# 2 auf 4 Leiter Messumformer



## veritas (2 Juni 2009)

Moinsen at all,

kennt ihr sowas?

Einen Umsetzer von 2 Leiter MUs auf 4 Leiter ?
Von Siemens solls sowas geben?

LG

Veritas


----------



## mariob (2 Juni 2009)

Hallo veritas,
würde mich schonmal interessieren wie die Dinger funktionieren sollen. Setze Dich einmal mit dem Funktionsprinzip auseinander, mir will da keine Idee kommen wie das gehen soll... Kannst Du nicht einfach Vierleiterumformer einsetzen?

Gruß
Mario


----------



## veritas (3 Juni 2009)

Hi,

ja die Dinger gibs wirklich von Siemens und  von E+H, hab ich heute welche bekommen.

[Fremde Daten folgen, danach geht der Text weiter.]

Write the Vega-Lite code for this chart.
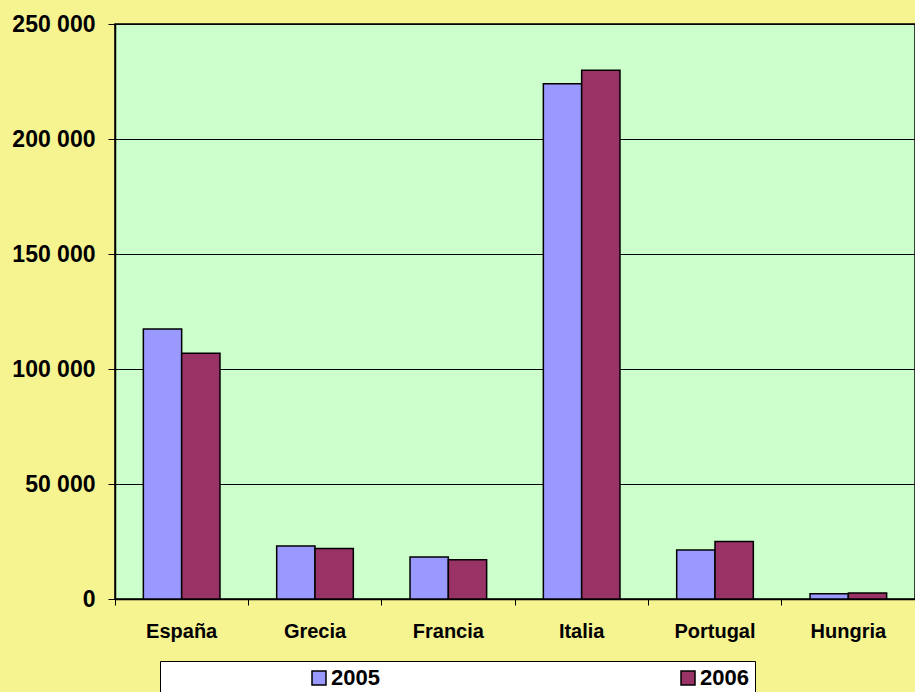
{
  "$schema": "https://vega.github.io/schema/vega-lite/v6.json",
  "width": 800,
  "height": 575,
  "autosize": {"type": "none"},
  "padding": {"left": 115, "top": 24, "right": 0, "bottom": 93},
  "background": "#F6F391",
  "data": {"values": [
    {"pais": "España", "anio": "2005", "valor": 117400},
    {"pais": "España", "anio": "2006", "valor": 106800},
    {"pais": "Grecia", "anio": "2005", "valor": 23000},
    {"pais": "Grecia", "anio": "2006", "valor": 22000},
    {"pais": "Francia", "anio": "2005", "valor": 18300},
    {"pais": "Francia", "anio": "2006", "valor": 17100},
    {"pais": "Italia", "anio": "2005", "valor": 224000},
    {"pais": "Italia", "anio": "2006", "valor": 229900},
    {"pais": "Portugal", "anio": "2005", "valor": 21300},
    {"pais": "Portugal", "anio": "2006", "valor": 25000},
    {"pais": "Hungria", "anio": "2005", "valor": 2300},
    {"pais": "Hungria", "anio": "2006", "valor": 2600}
  ]},
  "mark": {"type": "bar", "stroke": "black", "strokeWidth": 1.5},
  "encoding": {
    "x": {
      "field": "pais", "type": "nominal", "sort": null,
      "scale": {"paddingInner": 0, "paddingOuter": 0},
      "axis": {
        "title": null, "labelAngle": 0, "bandPosition": 0,
        "labelFont": "Liberation Sans", "labelFontWeight": "bold", "labelFontSize": 20,
        "labelColor": "black", "labelPadding": 16, "tickSize": 6, "tickColor": "black",
        "domainColor": "black", "domainWidth": 1.5, "grid": false
      }
    },
    "xOffset": {"field": "anio", "type": "nominal", "scale": {"paddingOuter": 0.74, "paddingInner": 0}},
    "y": {
      "field": "valor", "type": "quantitative",
      "scale": {"domain": [0, 250000]},
      "axis": {
        "title": null, "values": [0, 50000, 100000, 150000, 200000, 250000],
        "labelExpr": "replace(format(datum.value, ','), ',', ' ')",
        "labelFont": "Liberation Sans", "labelFontWeight": "bold", "labelFontSize": 23,
        "labelColor": "black", "labelPadding": 13, "tickSize": 7, "tickColor": "black",
        "domainColor": "black", "domainWidth": 1.5, "gridColor": "black", "gridOpacity": 1, "gridWidth": 1
      }
    },
    "fill": {
      "field": "anio", "type": "nominal",
      "scale": {"domain": ["2005", "2006"], "range": ["#9999FF", "#993366"]},
      "legend": {
        "title": null, "orient": "none", "direction": "horizontal", "columns": 2,
        "legendX": 45, "legendY": 637, "padding": 6,
        "fillColor": "white", "strokeColor": "black",
        "symbolType": "square", "symbolSize": 196, "symbolStrokeColor": "black", "symbolStrokeWidth": 1.5,
        "symbolOffset": 142, "labelOffset": 1, "columnPadding": 155,
        "labelFont": "Liberation Sans", "labelFontWeight": "bold", "labelFontSize": 22, "labelColor": "black"
      }
    }
  },
  "config": {
    "view": {"fill": "#CCFFCC", "stroke": "black", "strokeWidth": 1.5}
  }
}
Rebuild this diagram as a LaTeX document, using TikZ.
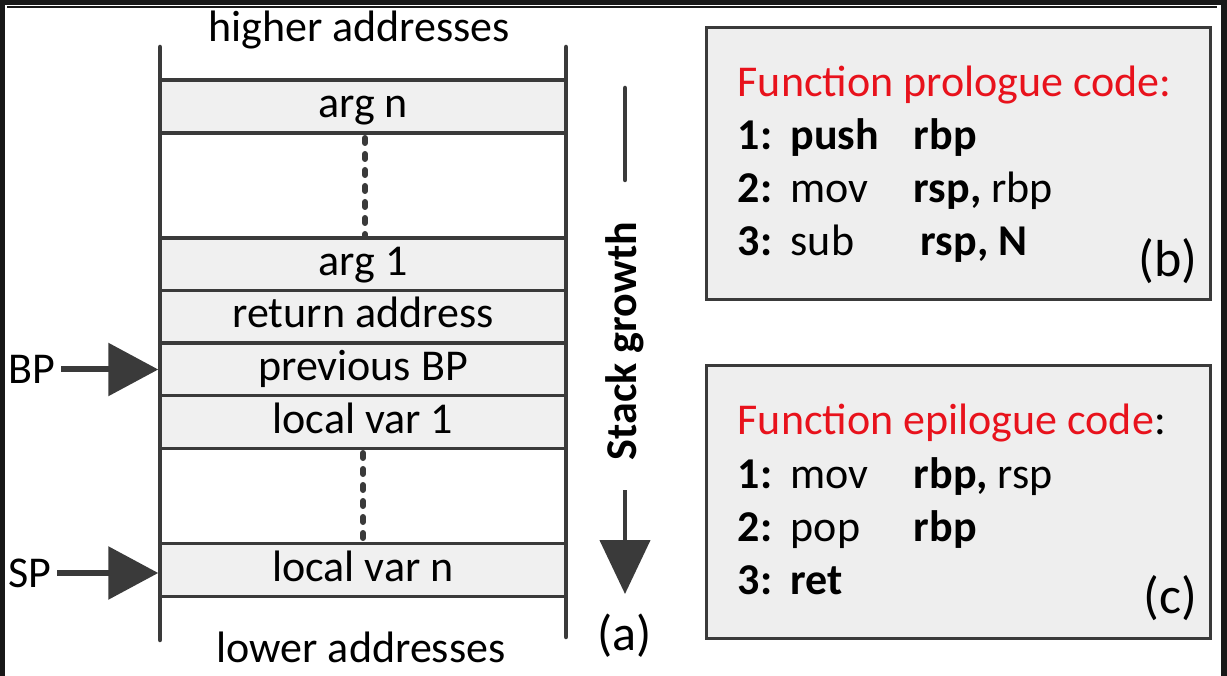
\documentclass[tikz,border=0pt]{standalone}
\usepackage{fontspec}
\setmainfont{Carlito}
\usetikzlibrary{arrows.meta}

\definecolor{framegray}{RGB}{58,58,58}
\definecolor{cellfill}{RGB}{240,240,240}
\definecolor{boxfill}{RGB}{238,238,238}
\definecolor{titlered}{RGB}{232,18,28}
\definecolor{edgeblack}{RGB}{24,24,24}

\newcommand{\bigtext}{\fontsize{44}{50}\selectfont}
\newcommand{\asmline}[4][123pt]{\makebox[53pt][l]{\bfseries #2}\makebox[#1][l]{#3}#4}

\tikzset{every picture/.style={line width=3.5pt}}

\begin{document}
\begin{tikzpicture}[x=1pt,y=1pt,yscale=-1,
    cell/.style={draw=framegray,fill=cellfill,minimum width=406pt,minimum height=53pt,inner sep=0pt,
      text height=32pt,text depth=10pt,font=\bigtext},
    label/.style={inner sep=0pt,font=\bigtext},
    codebox/.style={draw=framegray,fill=boxfill,line width=3pt},
    ptr/.style={draw=framegray,line width=6pt,-{Triangle[length=50pt,width=52pt]}},
    dots/.style={draw=framegray,line width=6pt,line cap=round,dash pattern=on 5pt off 11pt}]
        \useasboundingbox (0,0) rectangle (1227,676);
        %Screen edges
        \fill[edgeblack] (0,0) rectangle (1227,5);
        \fill[edgeblack] (0,0) rectangle (5,676);
        \fill[edgeblack] (1221,0) rectangle (1227,676);
        \draw[edgeblack,line width=1.5pt] (7,7) -- (1217,7);

        %Stack frame (a)
        \node[cell] (argn) at (363,106.5) {arg n};
        \node[cell] (argone) at (363,264.5) {arg 1};
        \node[cell] (retaddr) at (363,317) {return address};
        \node[cell] (prevbp) at (363,369.5) {previous BP};
        \node[cell] (localone) at (363,422) {local var 1};
        \node[cell] (localn) at (363,570) {local var n};
        %Straight Lines
        \draw[framegray,line width=4.5pt,line cap=round] (160,47) -- (160,640);
        \draw[framegray,line width=4.5pt,line cap=round] (566,47) -- (566,637);
        %Dotted Lines
        \draw[dots] (365,138) -- (365,236);
        \draw[dots] (363,453) -- (363,542);

        % Text Node
        \node[label,anchor=base] (higher) at (359,42) {higher addresses};
        % Text Node
        \node[label,anchor=base] (lower) at (361,662) {lower addresses};
        % Text Node
        \node[label,anchor=base west,font=\fontsize{50}{56}\selectfont] (tagA) at (596,650) {(a)};

        %Pointers
        \node[label,anchor=west] (bp) at (7,369.5) {BP};
        \node[label,anchor=west] (sp) at (7,573) {SP};
        \draw[ptr] (bp.east) ++(4,0) -- (prevbp.west);
        \draw[ptr] (sp.east) ++(4,0) -- (localn.west |- sp.east);

        %Stack growth
        \node[label,rotate=90,font=\bigtext\bfseries] (growth) at (625,341) {Stack growth};
        \coordinate (growtop) at (625,88);
        \coordinate (growend) at (625,594);
        \draw[framegray,line width=4.5pt,line cap=round] (growtop) -- (625,180);
        \draw[framegray,line width=4.5pt,-{Triangle[length=54pt,width=50pt]}] (625,490) -- (growend);

        %Prologue box (b)
        \draw[codebox] (706,28) rectangle (1210,300);
        \node[label,anchor=base west,text=titlered] (protitle) at (736,97) {Function prologue code:};
        \node[label,anchor=base west] (proone) at (736,150) {\asmline{1:}{\bfseries push}{\bfseries rbp}};
        \node[label,anchor=base west] (protwo) at (736,203) {\asmline{2:}{mov}{\textbf{rsp,} rbp}};
        \node[label,anchor=base west] (prothree) at (736,256) {\asmline[130pt]{3:}{sub}{\bfseries rsp, N}};
        \node[label,anchor=base east,font=\fontsize{52}{58}\selectfont] (tagB) at (1199,277) {(b)};

        %Epilogue box (c)
        \draw[codebox] (706,366) rectangle (1210,638);
        \node[label,anchor=base west] (epititle) at (736,435) {\textcolor{titlered}{Function epilogue code}:};
        \node[label,anchor=base west] (epione) at (736,488) {\asmline{1:}{mov}{\textbf{rbp,} rsp}};
        \node[label,anchor=base west] (epitwo) at (736,541) {\asmline{2:}{pop}{\bfseries rbp}};
        \node[label,anchor=base west] (epithree) at (736,594) {\asmline{3:}{\bfseries ret}{}};
        \node[label,anchor=base east,font=\fontsize{52}{58}\selectfont] (tagC) at (1199,613) {(c)};
\end{tikzpicture}
\end{document}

Du schliesst die 24V Betriebsspannung und den loop an,und auf der anderen Seite den
2 Leiter MU, die machen sogar aus den 4-20mA vom 2 Leiter die 0-20mA.

4 leiter geht nicht weil ich keinen z.Z zur Verfügung habe, und ich nur 2 Leiter habe die bekanntlich nur 4-20mA machen.

LG


Veritas


----------



## mariob (4 Juni 2009)

Hallo,
man staunt über seine eigenen Bildungslücken..... Was es nicht so alles gibt.
Gruß
Mario


----------